I could so easily tell you about all the best parts of this training block. The maple creamee send off, the Eastern Grind at Catamount with a victorious spray of champagne, or the fireworks of color powder and confidence I saw at the launch of our newest Little Bellas Marin Chapter. These are the easy and positive things, and I absolutely love being positive and having fun. I thought I would write about something a little different. I want to go a little deeper and fly a little lower on the blog radar than I might normally fly. I’m going to talk about the pressure and the loneliness of training through a giant block while still loving this sport and what I get to do every day.
Strategy one: Take lots of showers! Lots! You may think that the warm up starts on the bike or in the gym. You are mistaken. When I am so incredibly tired and achy from hours of training the previous day or in the morning, I stand under the shower, just stand there. Breathe in the warmth and sing a little song because it doesn’t get any better than that.
Strategy two: Procrastinate a little bit doing other fun things. I typically like to eat an extra snack or two, lie back down in bed, or dance a little to Beyonce’s newest album. Believe me doing these things are much more fun than being on time for an imaginary schedule that only you have fabricated in your head and training so intensely you don’t have any time for a quick dance party.
Strategy three: Have a ridiculously talented coach who loves to train and laugh with you. It’s incredibly important that your coach match your personality. Numbers often drive professional and even amateur cyclists. Our training, our ride, our goals, our lives can become a mere sequence of watts, heart rate, and cadence undulating with every mile and minute on the road. My coach and I have a hard time seeing the heart and fun in this approach. Let me offer you a peek at the alternative! We trained the last week together, and he would say "now sprint to that mailbox or end of that driveway". When I questioned how long should this effort be, he responded, “sometimes they are just as long as they need to be.” There is a method to what may seem like madness to some. The science is in his head, the heart is in the pain felt in every pedal stroke, and the fun is in the miscalculation of a mailbox sprint that just went a little too long.
Strategy four: Have your parents, or anyone for that matter, make you food. Being an outsider looking into the world of professional sports, people often mistake fatigue for dedication. I skip the movies and dinners with friends not as a conscious choice; there isn’t another choice. I literally can’t get out off the couch because I’m tired or I won’t get enough to eat. By having someone familiar make you food and support you, you will both get enough and ward off loneliness of being too tired to socialize. It works!
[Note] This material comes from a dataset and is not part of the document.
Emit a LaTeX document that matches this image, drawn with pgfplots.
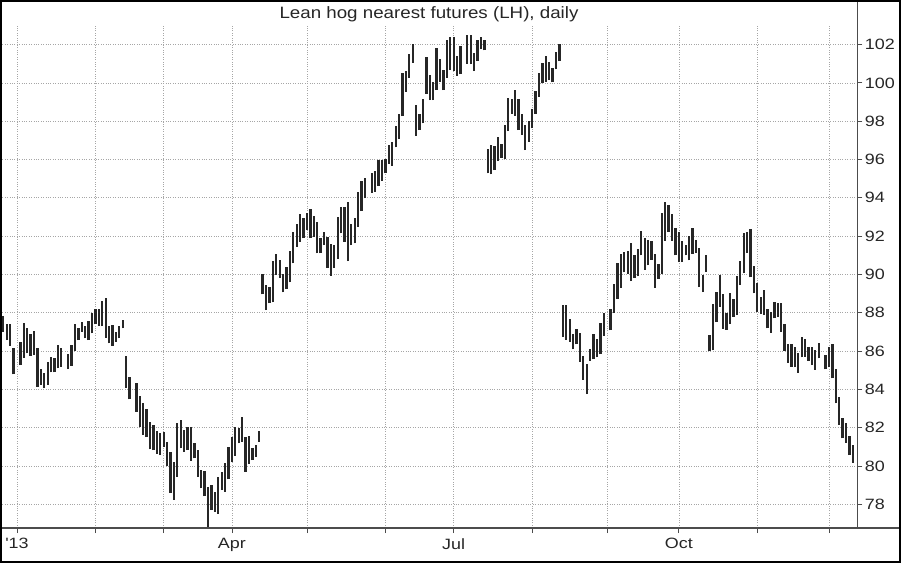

Talk to your people and fuel up at the same time.
Strategy five: Invite a little chaos into your life (but choose wisely). I really focus on training to perfection, lazer focus. I do everything I’m supposed to do and try as hard as I can during that time because that is the best I can do. It would be absolutely exhausting to apply that type of scrutiny to every facet of my life. So, I let some things go. My room for example does not have to be a room of perfection. There are boxes of unwrapped bike clothes (yes, I do appreciate and feel grateful for new chamois), but they don’t always need to find a drawer or a home right away. I will do that later because I’ve got more important things to do now. Big, exciting things!
In all seriousness, I truly feel like the life I lead is a luxury. I have the ability to train on the schedule I want, I have a coach and family who care and support me in my goals, I have a team that sends me boxes of sweet new kits, a mechanic that will text me at 11pm about tire choices, and a lovely Vermont playground to train in. I am grateful and try my best to embrace the hard parts of this world and life. Ultimately, if I can’t find a way to keep it fun and fast then I’m not living my life as a professional cyclist to the fullest.